Tuesday, February 11, 2014

The ACA and wages

The ACA reduces hourly employer cost in at least 3 ways:

(1) employer penalty. I doubt the national accountants will count this as employee comp, so it will lower measured employer cost even if it raises marg prod of labor
(2) productivity. the aca changes the allocation of factors to sectors and the allocation of spending to sectors. my best estimate is that it lowers productivity one percent
(3) for large segments of the population, quasi-fixed costs of employment are amortized over fewer hours. ie, part-time jobs pay less per hour than full-time jobs do.

Trevor and I have a paper with two of these effects. "wedges, wages and productivity under the ACA"

A paper with the third is almost ready for NBER wp. Trevor also looks at the productivity losses from inducing employers to keep FT employment below 50.

Far more important than any of this is what the ACA does to AFTER-TAX wages: sends them to zero in too many cases. I'd like to see the empirical labor economists try to take the log of that!

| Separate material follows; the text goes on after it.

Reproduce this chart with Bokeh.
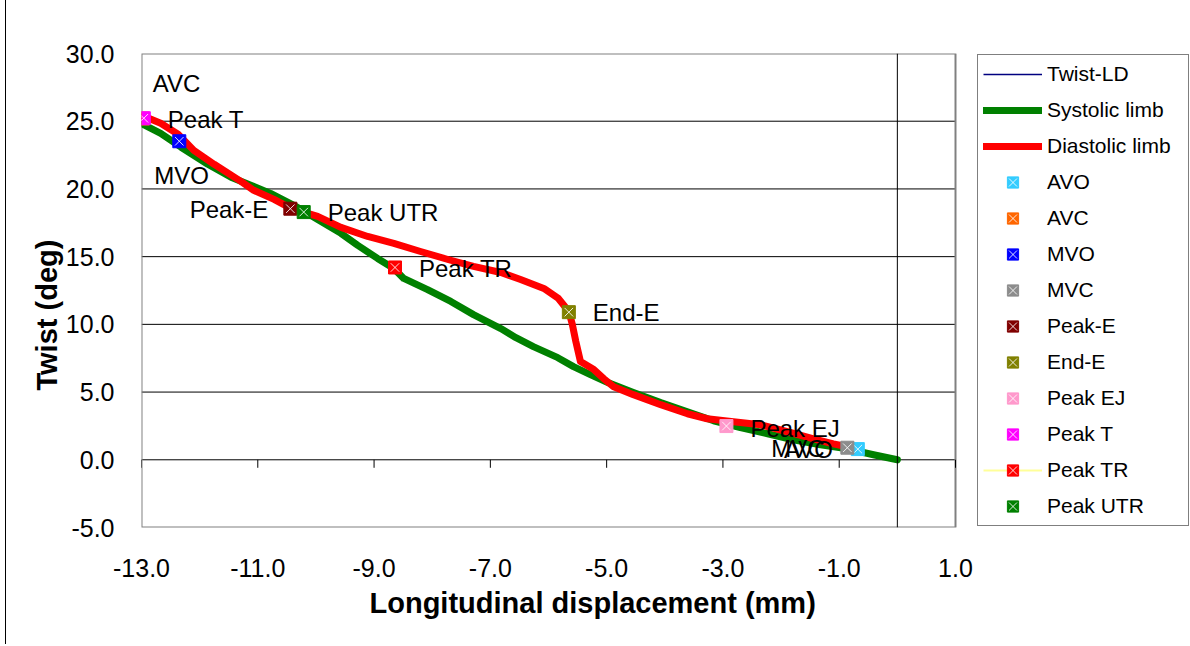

Saturday, February 8, 2014

Cutler and Pollack are not with the White House Economists

Both Cutler and Pollack got the wrong impression that I called them dishonest. I did not write the WSJ article and did not call them dishonest. I told the WSJ interviewer that the 2011 letter authors and signers were unaware of the disincentives in the ACA:

there was "a general lack of awareness" and economists simply didn't realize everything that government was doing to undermine incentives for work. "You have to dig into it and see it,"

Regarding the White House economists and their allies this week (neither Cutler nor Pollack are in that group. Hardly any of the letter signers are either) who now praise the market-contracting/drudgery-avoiding attributes of their policies, I said "it looks like they're trying to leverage the lack of economic education in their audience by making these sorts of points."

To be clear, Cutler and Pollack did not and are not trying to leverage the lack of economic education ... That's Furman, Krugman, etc.

Tuesday, February 4, 2014

CBO moves toward my estimate

I have predicted that the ACA would contract the labor market about 3 percent. Maybe more, maybe less, but that was my best guess. I continue to work on it.

Meanwhile, CBO was saying 0.5 percent, and my critics (rather than giving an economic argument), point to the "nonpartisan CBO's" estimate as proof that I am out on the fringes.

Today CBO revised -- tripled -- its estimate to 1.5 percent. They still have a bit of the economics wrong, but it is a major step that they now acknowledge most (but not all) of the incentives that have been identified, and their analysis is vastly closer to mine now.

CBO should be credited for honestly re-assessing perhaps their most cited estimate ever. I imagine that it might have been tempting to stick with the original. But CBO Director Elmendorf was one of my teachers in college, and knowing him I expected that a better estimate would be forthcoming as research increasingly clarified what was missing in the original.

I also give the CBO credit for never falling into the trap that ACA = Romneycare, ergo the ACA's labor market effects are minimal. HHS will be asked to answer the CBO's revision, and I guarantee you that they will tempt the rest of America to fall in the trap.

The real problem for America was not the CBO estimate but that such a sweeping law was passed before the best economists in the nation could digest the incentives and unintended costs that it contained.

Sunday, February 2, 2014

Prediction Comes True, Belatedly

A year and a half ago, I predicted "I suspect that ... in less than a year major carriers will have to reduce their monthly cellular charges to be much closer to Straight Talk [the Walmart cell services plan]." (emphasis added)

I'm not sure when T-Mobile cut their prices, but AT&T did not, until now.